Working after retirement, Common Core highlight Legislature’s return
Legislators returned to Topeka for the 2013 wrap-up session on Wednesday, but there were no public meetings on the most critical unresolved issue: Governor Brownback’s call to extend the state sales tax.
The Senate has agreed to keep the special 1 percent sales tax in place to shore up the state budget over the next few years, and also to adopt a new round of income tax cuts over the next five years. The House has voted to let the tax expire as scheduled, resulting in deeper spending cuts and almost no ending balance. The House also supports a less aggressive plan for future tax cuts.
Negotiations have stopped on the state budget bill until the tax issues are addressed. Legislative leaders and the Governor are reportedly searching for a compromise tax plan, but no meetings of the tax conference committee are scheduled.
Working After Retirement
The House Pensions and Benefits Committee meeting on Wednesday devoted most of its time to hearing from KASB and three of its members about the value of the current working-after-retirement provisions for certain school employees under the Kansas Public Employees Retirement System. These provisions are scheduled to expire July 1, 2015. Chairman Steven Johnson, R-Assaria, and the working-after-retirement sub-committee chair Jim Kelly, R-Independence, have expressed interest in tackling this issue next session rather waiting until 2015.
Diane Gjerstad, government relations specialist for Wichita USD 259, indicated this provision helps maintain continuity in policy, administrative and instructional practices given all of the temporary workers they use. According to a report released by KPERS, Wichita USD 259 has the greatest number of employees hired under the plan.
Darin Headrick, superintendent of Kiowa County USD 422, focused on how his district uses the provision to hire the best instructors. He cited a math teacher in the district who is very effective working with at-risk students. The teacher also farms, so having a part-time contract is beneficial to him as well.
Tri- County Special Education Director Kevin Shepard told the committee the ability to bring back retired teachers as either teachers or paras in light of the high attrition rate in the special education field is of particular benefit. He also noted, in the highly litigated world of special education, it is imperative to have highly-qualified teachers to effectively work with parents and to mentor newly-hired teachers.
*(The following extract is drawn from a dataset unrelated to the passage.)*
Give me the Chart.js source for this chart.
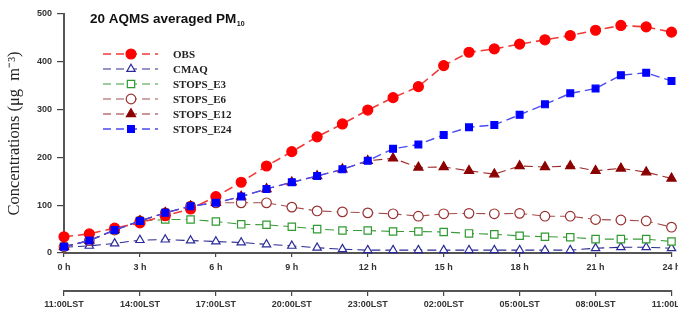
<!DOCTYPE html>
<html>
<head>
<meta charset="utf-8">
<script src="https://cdn.jsdelivr.net/npm/chart.js@4/dist/chart.umd.min.js"></script>
<style>
  html, body { margin: 0; padding: 0; background: #fff; }
  #wrap { width: 678px; height: 312px; }
</style>
</head>
<body>
<div id="wrap"><canvas id="pmChart" width="678" height="312"></canvas></div>
<script>
// hours since 11:00 LST
const hours = [0, 1, 2, 3, 4, 5, 6, 7, 8, 9, 10, 11, 12, 13, 14, 15, 16, 17, 18, 19, 20, 21, 22, 23, 24];
const lstLabels = ['11:00LST', '14:00LST', '17:00LST', '20:00LST', '23:00LST', '02:00LST', '05:00LST', '08:00LST', '11:00LST'];

const obs   = [34, 40, 52, 63, 78, 92, 118, 148, 182, 212, 243, 270, 299, 325, 348, 392, 420, 427, 437, 446, 455, 466, 476, 473, 462];
const cmaq  = [12, 15, 20, 27, 28, 26, 24, 22, 18, 15, 11, 8, 6, 6, 6, 6, 6, 6, 6, 6, 6, 10, 12, 12, 10];
const e3    = [13, 26, 48, 67, 70, 70, 66, 60, 59, 55, 50, 47, 47, 45, 45, 44, 41, 39, 36, 34, 33, 29, 29, 29, 24];
const e6    = [13, 26, 48, 67, 84, 98, 105, 105, 105, 96, 88, 86, 84, 82, 77, 82, 83, 82, 83, 77, 77, 70, 69, 67, 54];
const e12   = [13, 26, 48, 67, 84, 98, 105, 118, 134, 148, 161, 175, 193, 198, 179, 180, 172, 165, 182, 180, 182, 172, 177, 169, 156];
const e24   = [13, 26, 48, 67, 84, 98, 105, 118, 134, 148, 161, 175, 193, 218, 227, 247, 263, 268, 289, 311, 334, 344, 372, 377, 360];

const toXY = arr => arr.map((v, i) => ({ x: hours[i], y: v }));

function series(label, values, line, marker, fill, style, radius, width, order) {
    return {
        label: label,
        data: toXY(values),
        borderColor: line,
        borderWidth: width,
        borderDash: [9, 5],
        pointStyle: style,
        pointRadius: radius,
        pointHoverRadius: radius,
        pointBackgroundColor: fill,
        pointBorderColor: marker,
        pointBorderWidth: 1.2,
        tension: 0,
        clip: false,
        order: order
    };
}

const datasets = [
    series('OBS', obs, '#f03a3a', '#ff0000', '#ff0000', 'circle', 5, 1.6, 1),
    series('CMAQ', cmaq, '#2a2a8e', '#2a2a9a', '#ffffff', 'triangle', 4.8, 1.1, 5),
    series('STOPS_E3', e3, '#3a9a3a', '#2f9a2f', '#ffffff', 'rect', 5.2, 1.1, 4),
    series('STOPS_E6', e6, '#a24c4c', '#9a3030', '#ffffff', 'circle', 4.8, 1.1, 3),
    series('STOPS_E12', e12, '#9a2a2a', '#8b0000', '#8b0000', 'triangle', 5.3, 1.1, 2),
    series('STOPS_E24', e24, '#4a4af0', '#0000ff', '#0000ff', 'rect', 4.8, 1.4, 0)
];

const tickFont = { family: '"Liberation Sans", Arial, sans-serif', size: 9, weight: 'bold' };

// title + legend drawn inside the plot
const insidePlugin = {
    id: 'insideBits',
    afterDatasetsDraw(chart) {
        const ctx = chart.ctx;
        ctx.save();
        ctx.fillStyle = '#111';
        ctx.textBaseline = 'alphabetic';
        ctx.font = 'bold 13.5px "Liberation Sans", Arial, sans-serif';
        const main = '20 AQMS averaged PM';
        ctx.fillText(main, 90, 23);
        const w = ctx.measureText(main).width;
        ctx.font = 'bold 7px "Liberation Sans", Arial, sans-serif';
        ctx.fillText('10', 90 + w + 0.5, 26);

        chart.data.datasets.forEach((ds, i) => {
            const y = 54 + i * 15;
            ctx.strokeStyle = ds.borderColor;
            ctx.lineWidth = ds.borderWidth;
            ctx.setLineDash([8, 5]);
            ctx.beginPath();
            ctx.moveTo(103, y);
            ctx.lineTo(158, y);
            ctx.stroke();
            ctx.setLineDash([]);
            ctx.fillStyle = ds.pointBackgroundColor;
            ctx.strokeStyle = ds.pointBorderColor;
            ctx.lineWidth = ds.pointBorderWidth;
            Chart.helpers.drawPoint(ctx, {
                pointStyle: ds.pointStyle,
                radius: ds.pointRadius,
                borderWidth: ds.pointBorderWidth,
                rotation: 0
            }, 131, y);
            ctx.fillStyle = '#222';
            ctx.font = 'bold 11px "Liberation Serif", "Times New Roman", serif';
            ctx.textBaseline = 'middle';
            ctx.fillText(ds.label, 173, y + 1);
        });
        ctx.restore();
    }
};

const ctx = document.getElementById('pmChart').getContext('2d');

const pmChart = new Chart(ctx, {
    type: 'line',
    data: { datasets: datasets },
    options: {
        responsive: false,
        animation: false,
        events: [],
        layout: { padding: { top: 14, right: 4, left: 0, bottom: 0 } },
        plugins: {
            legend: { display: false },
            tooltip: { enabled: false }
        },
        scales: {
            x: {
                type: 'linear',
                position: 'bottom',
                min: 0,
                max: 24,
                ticks: {
                    stepSize: 3,
                    color: '#333',
                    font: tickFont,
                    padding: 5,
                    maxRotation: 0,
                    callback: v => v + ' h'
                },
                grid: { drawOnChartArea: false, tickLength: 4, color: '#444', lineWidth: 1.2 },
                border: { display: true, color: '#555', width: 2 },
                afterFit(scale) {
                    scale.height = 38;
                    scale.paddingLeft = 0;
                    scale.paddingRight = 0;
                }
            },
            x2: {
                type: 'linear',
                position: 'bottom',
                min: 0,
                max: 24,
                ticks: {
                    stepSize: 3,
                    color: '#333',
                    font: tickFont,
                    padding: 3,
                    maxRotation: 0,
                    autoSkip: false,
                    callback: (v) => lstLabels[v / 3]
                },
                grid: { drawOnChartArea: false, tickLength: 5, color: '#444', lineWidth: 1.2 },
                border: { display: true, color: '#555', width: 2 },
                afterFit(scale) {
                    scale.height = 21;
                    scale.paddingLeft = 0;
                    scale.paddingRight = 0;
                }
            },
            y: {
                min: 0,
                max: 500,
                ticks: {
                    stepSize: 100,
                    color: '#333',
                    font: tickFont,
                    padding: 5
                },
                grid: { drawOnChartArea: false, tickLength: 7, color: '#444', lineWidth: 1.2 },
                border: { display: true, color: '#555', width: 2 },
                title: {
                    display: true,
                    text: 'Concentrations (\u03bcg  m\u207b\u00b3)',
                    color: '#222',
                    font: { family: '"Liberation Serif", "Times New Roman", serif', size: 16.5 },
                    padding: { top: 5, bottom: 0 }
                },
                afterFit(scale) {
                    scale.width = 64;
                }
            }
        }
    },
    plugins: [insidePlugin]
});
</script>
</body>
</html>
Conferees suggested the current provisions are beneficial for all concerned. Teachers have the freedom to sign contracts that are in their best interest financially and in other ways. Districts are allowed to make decisions on hiring and teaching assignments, and have the ability to negotiate a salary that reflects how the KPERS assessment is divided between the district and employee. By adding an additional amount to the actuarial rate, KPERS not only collects the money a non-retired member would contribute but also an additional amount that may actually improve KPERS’ efforts to reduce its unfunded actuarial liability.
Common Core protest
About 40 people attended an event featuring legislators and other speakers criticizing the Common Core academic standards. These have been adopted by the Kansas State Board of Education and incorporated into the state’s No Child Left Behind waiver. The standards have become the focus of increasing opposition from groups and individuals who would be considered on both the political left and right, nationally and in Kansas.
Earlier this session, after days of hearings and debate, the House Education Committee narrowly voted against a bill that would have blocked the state and school districts from spending any money to implement Common Core standards in Kansas. KASB testified against that bill, stating the Legislature should not attempt to force a complete halt to the standards, but suggested additional legislative oversight of implementation was appropriate. KASB noted that much of the concern over the standards revolves around the assessment that will be used, which has not yet been determined in Kansas.
It is unclear whether an attempt will be made to block the standards in the final days of the session. Leaders have said the House will not debate bills on “general orders,” which means any new legislation would have to be considered in conference committee proposals and these are not supposed to contain material that has not passed at least one chamber. The Senate has not yet held any hearings or considered any bills on the standards.
The only meetings currently scheduled for Thursday likely to have a possible impact on K-12 education are for the House Appropriations Committee at 9 a.m. and the Senate Ways and Means Committee after the morning session of the Senate.